Write out each line exactly as it stands, please.

──────── Data extract ────────

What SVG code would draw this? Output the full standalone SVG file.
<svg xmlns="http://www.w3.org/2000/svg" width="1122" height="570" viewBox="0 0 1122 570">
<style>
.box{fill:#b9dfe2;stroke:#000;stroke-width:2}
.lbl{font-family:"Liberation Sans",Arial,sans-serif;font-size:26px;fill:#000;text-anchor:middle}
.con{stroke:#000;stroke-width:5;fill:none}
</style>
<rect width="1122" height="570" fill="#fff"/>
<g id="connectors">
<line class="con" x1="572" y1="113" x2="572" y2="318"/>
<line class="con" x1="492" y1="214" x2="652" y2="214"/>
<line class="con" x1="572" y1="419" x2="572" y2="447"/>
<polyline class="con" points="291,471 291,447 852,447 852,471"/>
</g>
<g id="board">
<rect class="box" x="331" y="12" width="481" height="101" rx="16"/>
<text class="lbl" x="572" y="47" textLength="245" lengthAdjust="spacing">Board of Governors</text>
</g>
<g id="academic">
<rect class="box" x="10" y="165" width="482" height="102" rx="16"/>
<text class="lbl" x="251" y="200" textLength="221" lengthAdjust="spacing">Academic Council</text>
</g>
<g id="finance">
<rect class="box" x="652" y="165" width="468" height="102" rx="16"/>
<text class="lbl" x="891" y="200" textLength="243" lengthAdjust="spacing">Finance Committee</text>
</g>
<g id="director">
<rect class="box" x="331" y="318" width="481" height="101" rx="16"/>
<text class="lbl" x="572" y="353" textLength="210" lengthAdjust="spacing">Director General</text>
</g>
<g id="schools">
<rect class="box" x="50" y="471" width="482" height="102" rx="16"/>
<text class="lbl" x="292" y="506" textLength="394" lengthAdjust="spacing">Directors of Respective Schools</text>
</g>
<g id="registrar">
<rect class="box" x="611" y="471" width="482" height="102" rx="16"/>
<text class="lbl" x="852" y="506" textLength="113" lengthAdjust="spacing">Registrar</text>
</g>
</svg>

────────

Task answer:
What SVG code would draw this? Output the full standalone SVG file.
<svg xmlns="http://www.w3.org/2000/svg" width="1122" height="570" viewBox="0 0 1122 570">
<style>
.box{fill:#b9dfe2;stroke:#000;stroke-width:2}
.lbl{font-family:"Liberation Sans",Arial,sans-serif;font-size:26px;fill:#000;text-anchor:middle}
.con{stroke:#000;stroke-width:5;fill:none}
</style>
<rect width="1122" height="570" fill="#fff"/>
<g id="connectors">
<line class="con" x1="572" y1="113" x2="572" y2="318"/>
<line class="con" x1="492" y1="214" x2="652" y2="214"/>
<line class="con" x1="572" y1="419" x2="572" y2="447"/>
<polyline class="con" points="291,471 291,447 852,447 852,471"/>
</g>
<g id="board">
<rect class="box" x="331" y="12" width="481" height="101" rx="16"/>
<text class="lbl" x="572" y="47" textLength="245" lengthAdjust="spacing">Board of Governors</text>
</g>
<g id="academic">
<rect class="box" x="10" y="165" width="482" height="102" rx="16"/>
<text class="lbl" x="251" y="200" textLength="221" lengthAdjust="spacing">Academic Council</text>
</g>
<g id="finance">
<rect class="box" x="652" y="165" width="468" height="102" rx="16"/>
<text class="lbl" x="891" y="200" textLength="243" lengthAdjust="spacing">Finance Committee</text>
</g>
<g id="director">
<rect class="box" x="331" y="318" width="481" height="101" rx="16"/>
<text class="lbl" x="572" y="353" textLength="210" lengthAdjust="spacing">Director General</text>
</g>
<g id="schools">
<rect class="box" x="50" y="471" width="482" height="102" rx="16"/>
<text class="lbl" x="292" y="506" textLength="394" lengthAdjust="spacing">Directors of Respective Schools</text>
</g>
<g id="registrar">
<rect class="box" x="611" y="471" width="482" height="102" rx="16"/>
<text class="lbl" x="852" y="506" textLength="113" lengthAdjust="spacing">Registrar</text>
</g>
</svg>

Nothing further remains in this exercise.